Use code region boundaries for ParseAPI::Function::less comparator #1668

batuzovk · 2024-01-11T11:22:16Z

Function::region() returns a pointer to CodeRegion class. Comparing pointers directly with 'less' has a lot of issues, ranging from nondeterministic order of functions in the resulting array to it not always having a well defined behavior according to standards.

Here I tried to recreate what I believe was the intended implementation of the predicate: sort based on region address first, function address second.

hainest · 2024-01-12T15:18:47Z

@kupsch In the (extremely) degenerate case that an archive has two .o files with the same function definition that the linker hasn't thrown away yet (e.g., an ODR violation), do we care that this changes the sort for those?

parseAPI/h/CFG.h

bigtrak · 2024-01-12T15:39:18Z

The way I read ODR ...

That is not an ODR violation -- yet -- the c++ linker removes the duplicates.
ODR is per translation unit, not globally. So multiple .o in an archive with identical
symbols are not a violation. During linking when the linker identifies
all the identical "sets of tokens" and uses just one is the resolution point. There isn't a violation .. yet
it is valid. If two non-identical things exist, the linker should create the violation
at that point. If it comes from the linker or later then ODR should apply. At the .o and
archive member level ODR doesn't yet apply across files / translation units.

hainest · 2024-01-12T15:50:40Z

@bigtrak It applies between translation units in a with some added caveats. ODR isn't the real issue I was pointing to, but it was a quick example I could think of. My question would apply to a C program.

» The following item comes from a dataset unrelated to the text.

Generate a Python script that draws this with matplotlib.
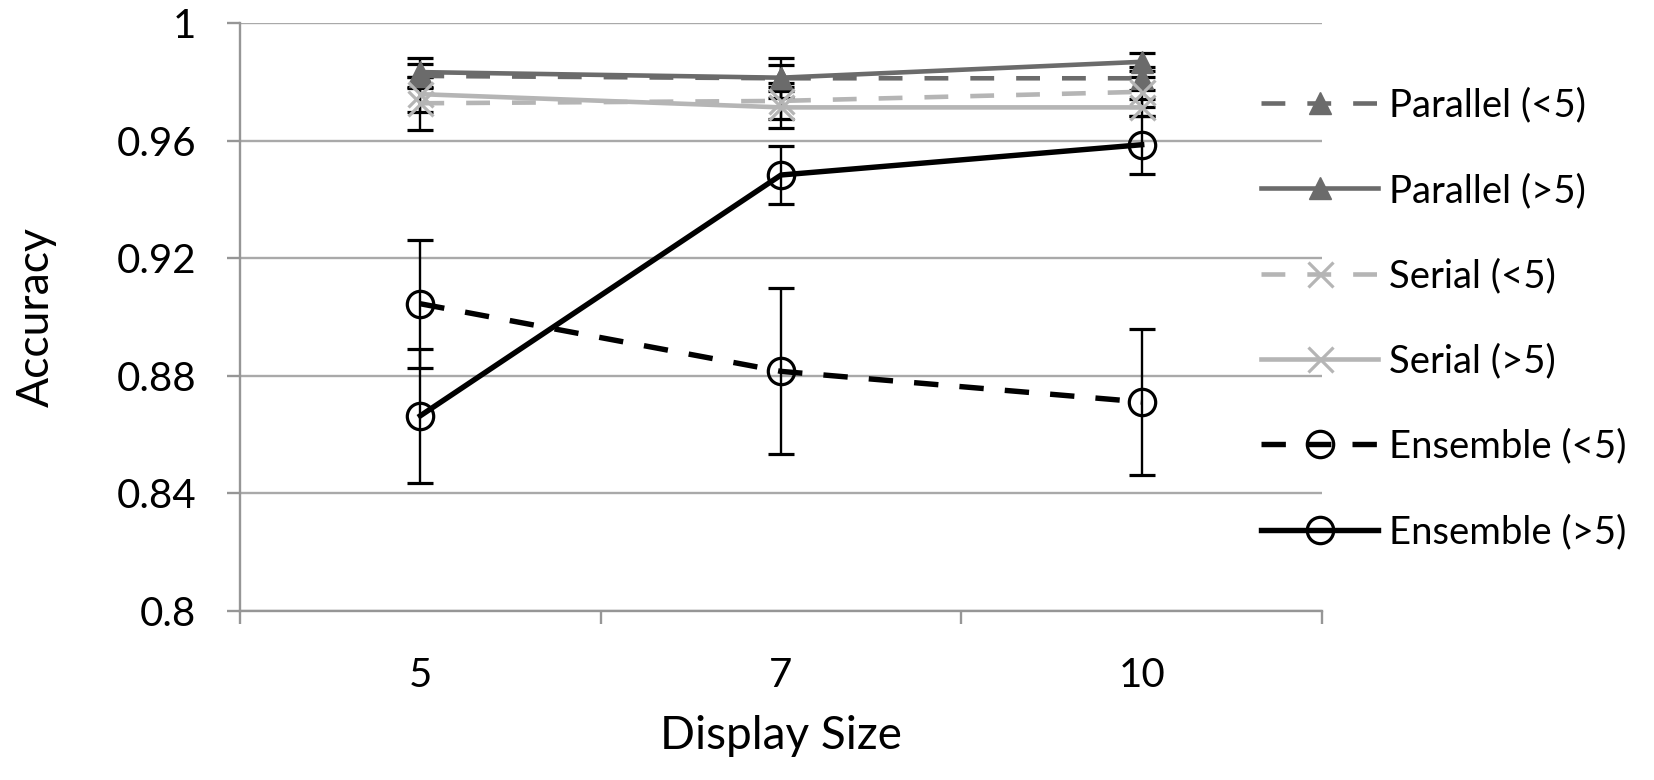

n4950: C++23 draft (2023-05-10)

6.3 One-definition rule [basic.def.odr]

...

14 For any definable item D with definitions in multiple translation units,

  (14.1)— if D is a non-inline non-templated function or variable, or
  (14.2)— if the definitions in different translation units do not satisfy the following requirements,

the program is ill-formed;

batuzovk · 2024-01-12T16:11:49Z

Excuse me if I'll say something stupid, but I don't follow how functions being 'same' from high-level language point of view applies here. Comparator treats them as just addresses inside regions. Before this change functions within the same region were sorted by address, functions from different regions were sorted based on where CodeRegion class landed in host memory (i.e. randomly from the user perspective). Now functions within the same region are still sorted by their addresses, and function from different regions are sorted based on their respective region boundaries. What was working reliably still works the same way, what was not reliable before now is.

hainest · 2024-01-12T16:22:32Z

Excuse me if I'll say something stupid, but I don't follow how functions being 'same' from high-level language point of view applies here. Comparator treats them as just addresses inside regions. Before this change functions within the same region were sorted by address, functions from different regions were sorted based on where CodeRegion class landed in host memory (i.e. randomly from the user perspective). Now functions within the same region are still sorted by their addresses, and function from different regions are sorted based on their respective region boundaries. What was working reliably still works the same way, what was not reliable before now is.

Dyninst can process object files (on Linux '.o') both in isolation and as part of an archive file ('.a' on Linux). Since these binaries have not been passed through the linker, they all possibly start at the same base offset. If a function were defined in two .o files, then it's possible to have two separate ParseAPI::Functions representing the same function[1]. This would be a degenerate case that is very unlikely to happen, but the old sort by pointer comparison could have returned a different result than the one now. That said, I think the updated comparison is more correct.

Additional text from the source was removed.